*DATA PROVIDED*.
------------------------------------------------

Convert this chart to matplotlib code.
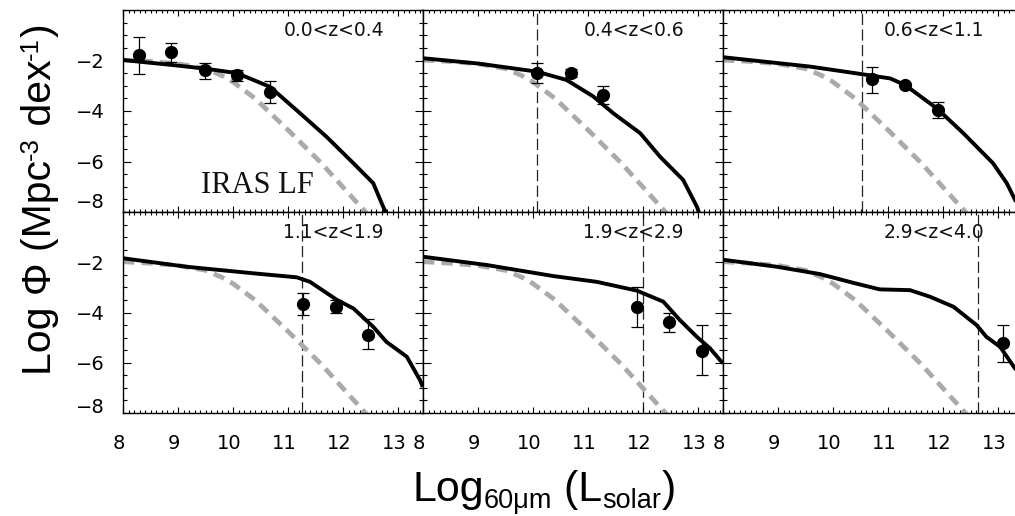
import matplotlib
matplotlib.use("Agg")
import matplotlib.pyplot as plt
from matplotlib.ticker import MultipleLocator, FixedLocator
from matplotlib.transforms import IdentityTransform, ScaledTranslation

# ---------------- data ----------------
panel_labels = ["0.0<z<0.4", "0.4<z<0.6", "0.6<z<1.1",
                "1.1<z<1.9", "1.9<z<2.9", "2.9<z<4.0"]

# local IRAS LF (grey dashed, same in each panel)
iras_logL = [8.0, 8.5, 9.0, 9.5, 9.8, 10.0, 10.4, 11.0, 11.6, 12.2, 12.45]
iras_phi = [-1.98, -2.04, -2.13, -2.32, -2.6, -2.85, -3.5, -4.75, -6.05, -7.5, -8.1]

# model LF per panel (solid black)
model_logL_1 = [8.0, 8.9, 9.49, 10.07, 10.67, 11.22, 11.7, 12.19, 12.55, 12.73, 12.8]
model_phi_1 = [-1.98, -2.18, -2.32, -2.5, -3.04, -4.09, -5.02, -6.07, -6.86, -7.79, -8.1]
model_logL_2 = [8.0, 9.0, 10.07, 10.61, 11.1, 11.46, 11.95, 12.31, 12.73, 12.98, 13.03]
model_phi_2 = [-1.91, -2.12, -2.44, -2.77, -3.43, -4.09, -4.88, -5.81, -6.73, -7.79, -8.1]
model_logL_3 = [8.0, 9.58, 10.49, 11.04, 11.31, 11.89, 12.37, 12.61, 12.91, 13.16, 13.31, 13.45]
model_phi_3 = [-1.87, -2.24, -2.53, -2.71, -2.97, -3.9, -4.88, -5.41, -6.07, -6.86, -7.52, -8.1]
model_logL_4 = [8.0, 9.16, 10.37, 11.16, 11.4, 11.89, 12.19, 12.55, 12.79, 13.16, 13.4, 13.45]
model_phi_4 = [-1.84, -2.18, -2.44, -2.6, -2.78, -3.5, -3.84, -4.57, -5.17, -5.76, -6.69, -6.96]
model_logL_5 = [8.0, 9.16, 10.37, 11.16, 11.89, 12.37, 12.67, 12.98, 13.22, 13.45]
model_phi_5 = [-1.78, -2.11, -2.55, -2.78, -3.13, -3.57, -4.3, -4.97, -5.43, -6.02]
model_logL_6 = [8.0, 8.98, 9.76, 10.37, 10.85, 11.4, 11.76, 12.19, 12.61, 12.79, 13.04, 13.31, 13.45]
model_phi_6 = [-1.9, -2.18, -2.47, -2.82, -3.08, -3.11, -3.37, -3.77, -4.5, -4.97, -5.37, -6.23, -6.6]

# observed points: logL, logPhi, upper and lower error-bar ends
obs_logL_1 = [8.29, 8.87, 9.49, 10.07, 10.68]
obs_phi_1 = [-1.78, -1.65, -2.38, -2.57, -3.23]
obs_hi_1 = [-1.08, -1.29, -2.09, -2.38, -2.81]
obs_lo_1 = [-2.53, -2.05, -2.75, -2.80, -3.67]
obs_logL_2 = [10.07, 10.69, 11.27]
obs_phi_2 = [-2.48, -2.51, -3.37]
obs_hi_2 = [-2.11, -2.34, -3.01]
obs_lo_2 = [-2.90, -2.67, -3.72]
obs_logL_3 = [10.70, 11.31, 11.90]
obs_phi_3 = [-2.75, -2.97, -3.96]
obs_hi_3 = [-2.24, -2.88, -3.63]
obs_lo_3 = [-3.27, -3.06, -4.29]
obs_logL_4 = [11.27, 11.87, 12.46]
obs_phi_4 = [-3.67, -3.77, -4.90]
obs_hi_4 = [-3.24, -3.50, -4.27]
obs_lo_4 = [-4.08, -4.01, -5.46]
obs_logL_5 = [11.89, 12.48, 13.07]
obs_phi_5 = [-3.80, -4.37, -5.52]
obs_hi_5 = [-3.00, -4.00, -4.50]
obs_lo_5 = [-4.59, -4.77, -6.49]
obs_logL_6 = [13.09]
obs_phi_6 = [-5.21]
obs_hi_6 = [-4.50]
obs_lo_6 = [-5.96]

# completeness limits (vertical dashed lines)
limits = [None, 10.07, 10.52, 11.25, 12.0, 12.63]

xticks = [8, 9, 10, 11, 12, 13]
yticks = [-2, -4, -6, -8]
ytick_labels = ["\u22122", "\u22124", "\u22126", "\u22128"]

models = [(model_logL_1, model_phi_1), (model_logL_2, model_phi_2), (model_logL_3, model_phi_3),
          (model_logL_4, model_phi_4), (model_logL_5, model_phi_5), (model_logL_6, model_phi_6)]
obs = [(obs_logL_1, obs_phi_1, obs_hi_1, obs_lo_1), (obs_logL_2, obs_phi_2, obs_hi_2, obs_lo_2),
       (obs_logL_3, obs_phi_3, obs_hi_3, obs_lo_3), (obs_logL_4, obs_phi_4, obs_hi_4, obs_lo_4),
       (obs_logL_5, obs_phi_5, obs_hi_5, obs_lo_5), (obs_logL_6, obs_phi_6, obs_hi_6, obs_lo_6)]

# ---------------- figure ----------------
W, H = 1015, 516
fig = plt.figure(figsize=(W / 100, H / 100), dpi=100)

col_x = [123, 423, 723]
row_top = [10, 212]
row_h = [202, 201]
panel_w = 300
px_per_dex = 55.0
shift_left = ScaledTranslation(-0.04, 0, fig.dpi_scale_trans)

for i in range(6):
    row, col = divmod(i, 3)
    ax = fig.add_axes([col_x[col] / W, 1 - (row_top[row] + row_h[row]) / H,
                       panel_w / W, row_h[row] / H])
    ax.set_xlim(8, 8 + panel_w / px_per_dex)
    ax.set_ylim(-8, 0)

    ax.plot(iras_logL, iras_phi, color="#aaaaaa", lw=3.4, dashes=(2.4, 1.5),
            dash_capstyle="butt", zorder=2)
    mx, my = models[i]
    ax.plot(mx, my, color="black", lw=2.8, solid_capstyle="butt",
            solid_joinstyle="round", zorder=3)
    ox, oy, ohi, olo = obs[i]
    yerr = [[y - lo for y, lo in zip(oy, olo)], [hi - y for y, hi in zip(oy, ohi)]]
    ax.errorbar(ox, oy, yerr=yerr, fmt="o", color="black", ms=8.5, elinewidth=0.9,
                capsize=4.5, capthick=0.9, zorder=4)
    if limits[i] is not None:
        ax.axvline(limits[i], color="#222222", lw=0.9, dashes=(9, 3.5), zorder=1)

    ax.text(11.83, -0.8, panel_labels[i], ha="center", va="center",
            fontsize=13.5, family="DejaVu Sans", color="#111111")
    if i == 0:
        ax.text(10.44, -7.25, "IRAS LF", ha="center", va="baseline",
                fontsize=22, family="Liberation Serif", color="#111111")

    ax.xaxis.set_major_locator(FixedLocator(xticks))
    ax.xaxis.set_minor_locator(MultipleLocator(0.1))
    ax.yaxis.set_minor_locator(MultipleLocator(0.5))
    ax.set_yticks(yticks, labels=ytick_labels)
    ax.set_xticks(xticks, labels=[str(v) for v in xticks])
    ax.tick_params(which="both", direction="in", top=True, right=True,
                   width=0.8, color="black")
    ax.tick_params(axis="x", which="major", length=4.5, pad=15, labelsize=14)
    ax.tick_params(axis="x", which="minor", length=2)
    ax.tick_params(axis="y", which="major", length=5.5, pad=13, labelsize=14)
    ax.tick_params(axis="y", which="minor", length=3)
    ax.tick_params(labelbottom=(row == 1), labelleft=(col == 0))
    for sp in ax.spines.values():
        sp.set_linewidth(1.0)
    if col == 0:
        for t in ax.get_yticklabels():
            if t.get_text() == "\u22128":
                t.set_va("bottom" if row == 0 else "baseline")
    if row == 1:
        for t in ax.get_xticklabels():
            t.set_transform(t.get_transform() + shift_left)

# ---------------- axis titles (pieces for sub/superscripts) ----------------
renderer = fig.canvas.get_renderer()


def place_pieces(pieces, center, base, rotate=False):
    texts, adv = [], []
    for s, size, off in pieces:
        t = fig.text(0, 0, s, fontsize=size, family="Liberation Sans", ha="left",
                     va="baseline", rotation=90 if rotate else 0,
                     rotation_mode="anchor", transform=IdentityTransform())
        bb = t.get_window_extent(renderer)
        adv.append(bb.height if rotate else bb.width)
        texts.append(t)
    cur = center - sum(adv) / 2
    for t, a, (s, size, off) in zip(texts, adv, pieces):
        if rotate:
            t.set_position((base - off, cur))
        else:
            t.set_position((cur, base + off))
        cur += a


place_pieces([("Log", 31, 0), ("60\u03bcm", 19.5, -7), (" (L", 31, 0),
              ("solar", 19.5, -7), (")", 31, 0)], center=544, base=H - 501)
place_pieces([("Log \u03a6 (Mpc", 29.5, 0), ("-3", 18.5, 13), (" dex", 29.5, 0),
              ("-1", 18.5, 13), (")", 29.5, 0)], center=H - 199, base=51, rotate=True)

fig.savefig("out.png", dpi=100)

------------------------------------------------

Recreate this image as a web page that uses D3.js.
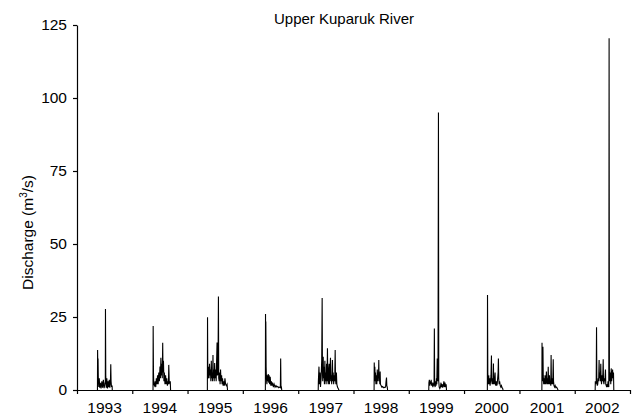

------------------------------------------------

*TASK TO CARRY OUT*. Repeat exactly, and only, the entries from the line with "Convert this chart to matplotlib code." through the line with "-6.05, -7.5, -8.1]". Pictures are skipped.

*OUTPUT OF THE EXERCISE*.
Convert this chart to matplotlib code.
import matplotlib
matplotlib.use("Agg")
import matplotlib.pyplot as plt
from matplotlib.ticker import MultipleLocator, FixedLocator
from matplotlib.transforms import IdentityTransform, ScaledTranslation

# ---------------- data ----------------
panel_labels = ["0.0<z<0.4", "0.4<z<0.6", "0.6<z<1.1",
                "1.1<z<1.9", "1.9<z<2.9", "2.9<z<4.0"]

# local IRAS LF (grey dashed, same in each panel)
iras_logL = [8.0, 8.5, 9.0, 9.5, 9.8, 10.0, 10.4, 11.0, 11.6, 12.2, 12.45]
iras_phi = [-1.98, -2.04, -2.13, -2.32, -2.6, -2.85, -3.5, -4.75, -6.05, -7.5, -8.1]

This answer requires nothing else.